While 1916 Act claims are viewed as more difficult to prove, the law has features that may be attractive for certain US producers. In addition to the treble damages provision, a US producer can recover profits and related damages from lost sales during the previous four years, which is the applicable statute of limitations. A single producer may also file suit, which is advantageous where dumping has caused injury to a specific company, but not to an entire U.S. industry. Finally, a 1916 Act suit can be brought in any federal district where jurisdiction can be established, allowing a plaintiff to select the most favorable venue.
As noted, in March 2000, a WTO dispute resolution panel ruled that the 1916 Act violates provisions of the WTO agreements, and called for its abolishment.
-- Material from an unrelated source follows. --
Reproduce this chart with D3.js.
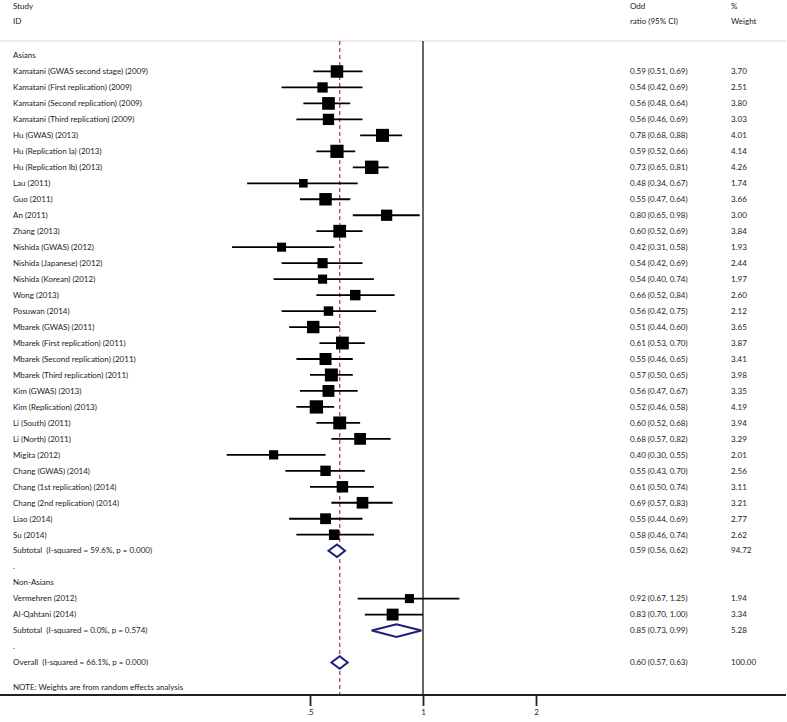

The Bush Administration has announced its willingness to abide by the decision, and in late January 2004, the House Judiciary Committee approved a bill that would abolish the Act but allow lawsuits filed before the effective date of the act to continue. Similar legislation is pending before the Senate Finance Committee. Congress, however, is not likely to pass any such legislation this year.
The European Union, impatient with the failure of the United States to abide by the WTO’s decision, noted its intent to impose retaliatory measures. In December 2003, the European Commission adopted a “blocking” regulation that makes 1916 Act judgments unenforceable in EU jurisdictions, and allows EU companies to recover 1916 Act-related damages and costs from the EU-based assets of 1916 Act claimants. Other countries are contemplating similar blocking measures.
In a recent decision, a WTO arbitrator approved retaliation by the EU up to an amount equal to damages awarded under the 1916 Act or payments made to settle 1916 Act claims. The arbitrator, however, did not extend retaliation authority to recovery of litigation costs associated with defending against 1916 Act claims.
Endnotes
1 Although private damages are not available under the 1930 Act, the Continuing Dumping and Subsidy Offset Act of 2000, also known as the “Byrd Amendment” (19 USC § 1675c), authorizes the distribution of antidumping duties to members of the US industry. Previously, duties were paid to the U.S. Treasury. A dispute resolution panel of the World Trade Organization recently found the Byrd Amendment inconsistent with US WTO obligations and called for the United States to abolish the provision. The Bush Administration and several members of Congress have proposed alternatives to the Byrd Amendment that would end the direct payment of duties to industry members, but Congress has yet to consider any of the proposals.